Mr Gilani has often won praise even from opposition members for frequently coming to the National Assembly and often responding to matters raised from the opposition. But his reluctance to speak on the imposition of Section 144 Cr.PC in Punjab and Sindh on such a wide scale banning gatherings of more than four people, and instead signalling Mr Malik by his hand to respond, strengthened speculation about his possible difference of opinion with a seeming hard line taken by President Asif Ali Zardari against the promised restoration of all superior court judges sacked by former president Pervez Musharraf and an apparent lack of nerve to assert the prime ministerial powers as the country’s chief executive.

Many members in the house and the media in the press gallery had still expected the prime minister to speak in view of the strong reaction against the action taken by the governor of the Punjab province and the PPP government in Sindh, but Mr Gilani did not return to the house after the brief break for Maghreb prayers.

Mr Malik, who is generally regarded closer to the president than the prime minister, cited only the site of the lawyers’ planned sit-in, or dharna, outside the parliament building in Islamabad for his opposition to the move even though the prime minister has repeatedly said his government would not block a peaceful long march.

But he avoided commenting on the imposition of Section 144 in the two provinces, which would effectively block the start of any march from any town in the two provinces or to reach Islamabad, which is surrounded by the Punjab provincial territory.

Mr Malik said the protesting leaders had rejected his offers of alternative sites rather than the Constitution Avenue for the indefinite sit-in and told the government that they would “go there come what may”.

But he said he still wanted to personally meet lawyers’ leaders like Aitzaz Ahsan, Supreme Court Bar Association president Ali Ahmad Kurd and deposed chief justice Iftikhar Mohammad Chaudhry’s spokesman Athar Minallah to talk about his offer to allow the long march if it remained “away from the streets” and the dharna if it were held at an industrial exhibition ground in the south of Islamabad or on a ground in the H-11 sector near the capital’s graveyard where, he said, they would be welcome to stay for “eight days, ten days”.

But he said the government had grave security concerns if the lawyers’ insisted on “dharna” on the Constitution Avenue outside the parliament building because of the proximity of the site – to which they had brought a similar march peacefully on June 26, 2008 -- to important state buildings and the diplomatic enclave.

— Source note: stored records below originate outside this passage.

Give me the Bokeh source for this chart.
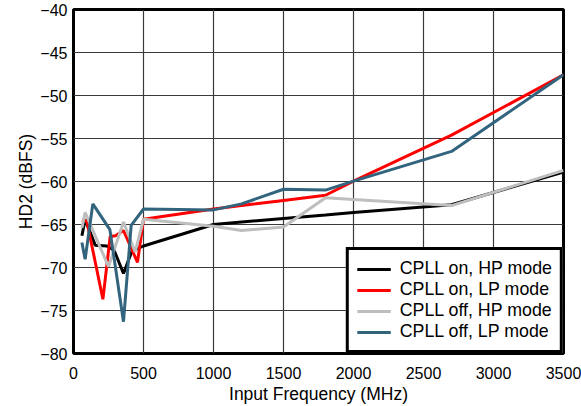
from bokeh.plotting import figure
from bokeh.models import FixedTicker, Legend, LegendItem
from bokeh.embed import file_html
from bokeh.resources import INLINE

# Data
freq_on_hp = [60, 83, 155, 238, 290, 357, 417, 500, 1000, 1200, 1500, 1800, 2000, 2700, 3500]
hd2_on_hp = [-66.3, -64.4, -67.4, -67.5, -68.0, -70.7, -68.1, -67.5, -65.0, -64.7, -64.3, -63.9, -63.6, -62.7, -58.9]

freq_on_lp = [60, 95, 210, 262, 300, 357, 457, 500, 1000, 1200, 1500, 1800, 2000, 2700, 3500]
hd2_on_lp = [-64.5, -64.6, -73.7, -66.4, -66.3, -65.7, -69.4, -64.4, -63.2, -62.8, -62.2, -61.6, -59.95, -54.6, -47.6]

freq_off_hp = [60, 83, 250, 357, 440, 500, 1000, 1200, 1500, 1800, 2000, 2700, 3500]
hd2_off_hp = [-65.4, -63.6, -69.9, -64.7, -68.2, -64.4, -65.2, -65.7, -65.3, -61.9, -62.1, -62.8, -58.7]

freq_off_lp = [60, 83, 138, 260, 357, 412, 500, 1000, 1200, 1500, 1800, 2000, 2700, 3500]
hd2_off_lp = [-67.1, -69.05, -62.6, -65.6, -76.3, -65.1, -63.2, -63.3, -62.6, -60.9, -61.0, -59.95, -56.5, -47.6]

series_labels = ["CPLL on, HP mode", "CPLL on, LP mode", "CPLL off, HP mode", "CPLL off, LP mode"]
series_colors = ["#000000", "#FF0000", "#BEBEBE", "#32647E"]

x_ticks = [0, 500, 1000, 1500, 2000, 2500, 3000, 3500]
y_ticks = [-80, -75, -70, -65, -60, -55, -50, -45, -40]

FONT = "Liberation Sans"

p = figure(width=581, height=406, x_range=(0, 3500), y_range=(-80, -40),
           output_backend="svg", toolbar_location=None,
           min_border_left=73, min_border_right=18, min_border_top=9, min_border_bottom=53)

p.background_fill_color = "white"
p.border_fill_color = "white"
p.outline_line_color = "black"
p.outline_line_width = 3

p.xaxis.ticker = FixedTicker(ticks=x_ticks)
p.yaxis.ticker = FixedTicker(ticks=y_ticks)
for ax in (p.xaxis, p.yaxis):
    ax.axis_line_color = None
    ax.major_tick_line_color = None
    ax.minor_tick_line_color = None
    ax.major_tick_out = 0
    ax.major_tick_in = 0
    ax.minor_tick_out = 0
    ax.minor_tick_in = 0
    ax.major_label_text_font = FONT
    ax.major_label_text_font_size = "16px"
    ax.major_label_text_color = "black"
    ax.axis_label_text_font = FONT
    ax.axis_label_text_font_size = "17.5px"
    ax.axis_label_text_font_style = "normal"
    ax.axis_label_text_color = "black"

p.xaxis.axis_label = "Input Frequency (MHz)"
p.yaxis.axis_label = "HD2 (dBFS)"
p.xaxis.major_label_standoff = 13
p.xaxis.axis_label_standoff = 2
p.yaxis.major_label_standoff = 6
p.yaxis.axis_label_standoff = 1

p.xgrid.ticker = FixedTicker(ticks=x_ticks)
p.ygrid.ticker = FixedTicker(ticks=y_ticks)
for g in (p.xgrid, p.ygrid):
    g.grid_line_color = "#3a3a3a"
    g.grid_line_width = 1.2

xs = [freq_on_hp, freq_on_lp, freq_off_hp, freq_off_lp]
ys = [hd2_on_hp, hd2_on_lp, hd2_off_hp, hd2_off_lp]
items = []
for x, y, lab, col in zip(xs, ys, series_labels, series_colors):
    r = p.line(x, y, line_color=col, line_width=3)
    items.append(LegendItem(label=lab, renderers=[r]))

legend = Legend(items=items, location="bottom_right", margin=0,
                border_line_color="black", border_line_width=3, border_line_alpha=1.0,
                background_fill_color="white", background_fill_alpha=1,
                label_text_font=FONT, label_text_font_size="17.8px",
                label_text_color="black",
                glyph_width=34, glyph_height=20, label_height=20,
                label_standoff=9, spacing=0, padding=8)
p.add_layout(legend)

open("out.html", "w").write(file_html(p, INLINE))
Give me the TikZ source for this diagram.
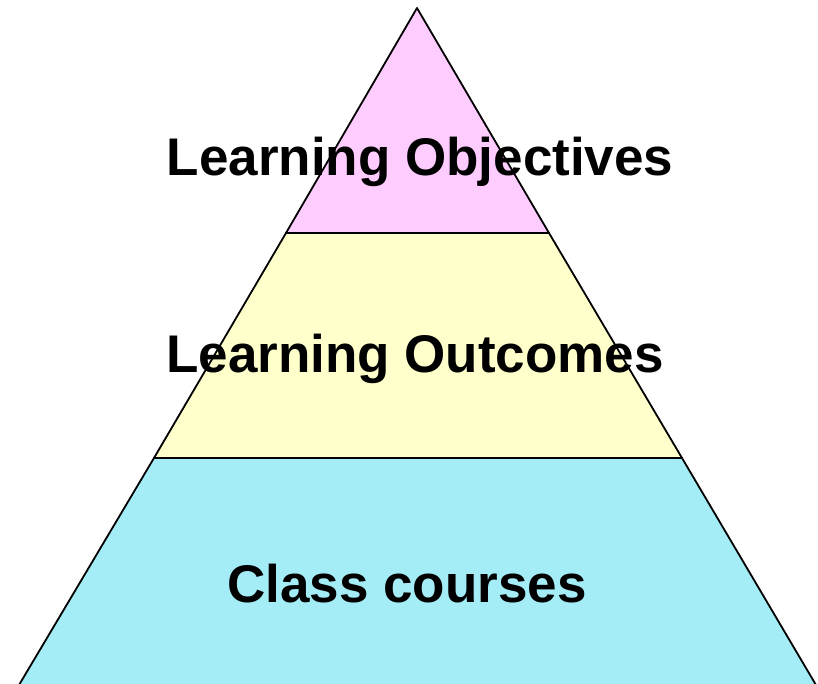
\documentclass[tikz,border=0pt]{standalone}
\usepackage{fontspec}
\setmainfont{Liberation Sans}
\definecolor{topfill}{RGB}{255,204,255}
\definecolor{midfill}{RGB}{255,255,204}
\definecolor{lowfill}{RGB}{164,237,246}
\begin{document}
\begin{tikzpicture}[x=1pt,y=-1pt,line join=round,line width=1.8pt]
    \tikzset{band/.style={draw=black},
             tier/.style={anchor=base,inner sep=0pt,font=\fontsize{53}{60}\selectfont\bfseries}}
    \useasboundingbox (0,0) rectangle (818,683);
    \coordinate (apex) at (417,8);
    % bands of the pyramid
    \draw[band,fill=lowfill] (154,458) -- (682,458) -- (816,685) -- (19,685) -- cycle;
    \draw[band,fill=midfill] (286,233) -- (549,233) -- (682,458) -- (154,458) -- cycle;
    \draw[band,fill=topfill] (apex) -- (549,233) -- (286,233) -- cycle;
    % labels
    \node[tier] (objectives) at (420,175) {Learning Objectives};
    \node[tier] (outcomes) at (415,372) {Learning Outcomes};
    \node[tier] (courses) at (407,602) {Class courses};
\end{tikzpicture}
\end{document}
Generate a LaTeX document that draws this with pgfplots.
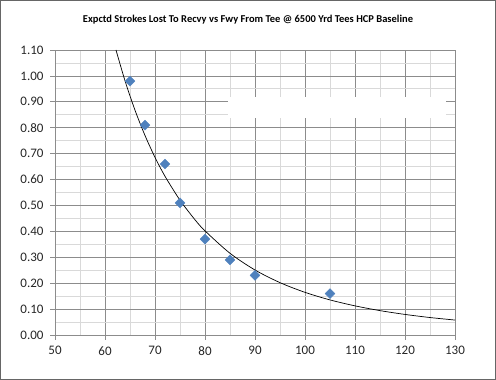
\documentclass[border=0pt]{standalone}
\usepackage{pgfplots}
\pgfplotsset{compat=1.18}
\usepackage{fontspec}
\setmainfont{Carlito}
\definecolor{majgrid}{HTML}{8C8C8C}
\definecolor{mingrid}{HTML}{D9D9D9}
\definecolor{xlblue}{HTML}{4F81BD}
\begin{document}
\begin{tikzpicture}
\useasboundingbox (0pt,0pt) rectangle (496pt,380pt);
\draw[color=gray!80!black, line width=1pt] (0.5pt,0.5pt) rectangle (495.5pt,379.5pt);
\node[font=\fontsize{10.5}{12}\selectfont\bfseries] at (248pt,360pt) {Expctd Strokes Lost To Recvy vs Fwy From Tee @ 6500 Yrd Tees HCP Baseline};
\begin{axis}[
  at={(55pt,45pt)}, anchor=south west,
  scale only axis, width=400pt, height=285pt,
  xmin=50, xmax=130, ymin=0, ymax=1.10,
  xtick={50,60,...,130},
  ytick={0,0.1,...,1.11},
  minor x tick num=1, minor y tick num=1,
  grid=both,
  major grid style={color=majgrid, line width=0.8pt},
  minor grid style={color=mingrid, line width=0.8pt},
  axis lines*=left,
  axis line style={color=majgrid, line width=0.8pt, -},
  tick align=outside,
  major tick length=5pt, minor tick length=0pt,
  tick style={color=majgrid, line width=0.8pt},
  /pgf/number format/assume math mode=true,
  tick label style={font=\fontsize{13}{15}\selectfont, color=black!85},
  yticklabel style={xshift=-3pt, /pgf/number format/.cd, fixed, fixed zerofill, precision=2},
  xticklabel style={yshift=-3pt, /pgf/number format/.cd, fixed, precision=0},
  clip=false,
]
\fill[white] (axis cs:84.5,0.838) rectangle (axis cs:128.2,0.919);
\addplot[black, line width=0.7pt, smooth, no marks] coordinates {
(62.2,1.1) (64,0.9814) (66,0.8677) (68,0.7701) (70,0.6857) (72,0.6127) (75,0.5204) (78,0.4448) (80,0.4020) (85,0.3154) (90,0.2509) (95,0.2021) (100,0.1646) (105,0.1354) (110,0.1125) (115,0.0941) (120,0.0794) (125,0.0674) (130,0.0577)
};
\addplot[only marks, mark=square*, mark size=3.5pt, mark options={rotate=45, fill=xlblue, draw=xlblue}] coordinates {
(65,0.98) (68,0.81) (72,0.66) (75,0.51) (80,0.37) (85,0.29) (90,0.23) (105,0.16)
};
\end{axis}
\end{tikzpicture}
\end{document}
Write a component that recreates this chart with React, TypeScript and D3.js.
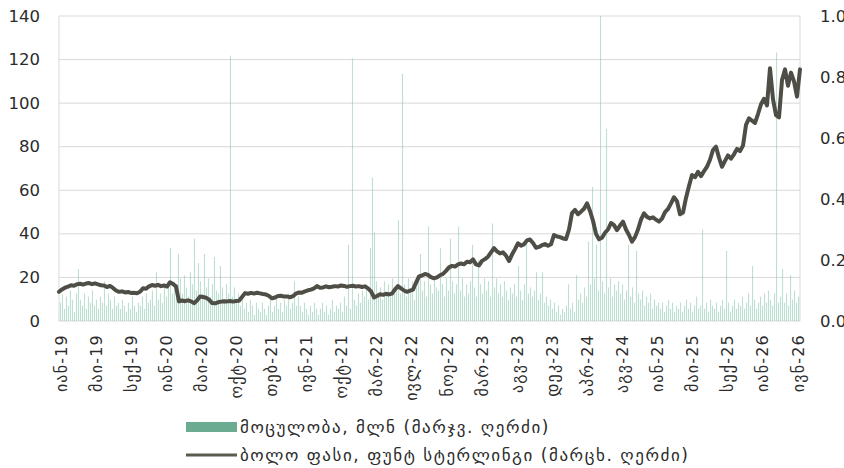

Mr Malik also rejected the PML-N allegation that President Zardari had engineered last month’s Supreme Court ruling that disqualified PML-N leader Nawaz Sharif and then Punjab chief minister Shahbaz Sharif from holding any elective public office, that was followed by the imposition of governor’s rule in the province, saying “we did not know” this would happen but he added that there could be a way out by bringing a new law or by seeking a review of the judgment of a two-judge bench provided the aggrieved party appeared in the court.

“I think the blame game should end, and even today we are ready to sit with them (Sharif brothers),” he added.

PML-Q senior parliamentarian Riaz Hussain Pirzada had earlier complained of alleged arrests of political activists in his constituency in Bahawalpur and said the crackdown was a challenge to the prime minister from those “who want to destabilise his government”.

PPP-S chief and former interior minister Aftab Ahmad Khan Sherpao called the crackdown a negation of the prime minister’s assurances not to block the long march and said “massive arrests” betrayed “a total divide between the government and the civil society”.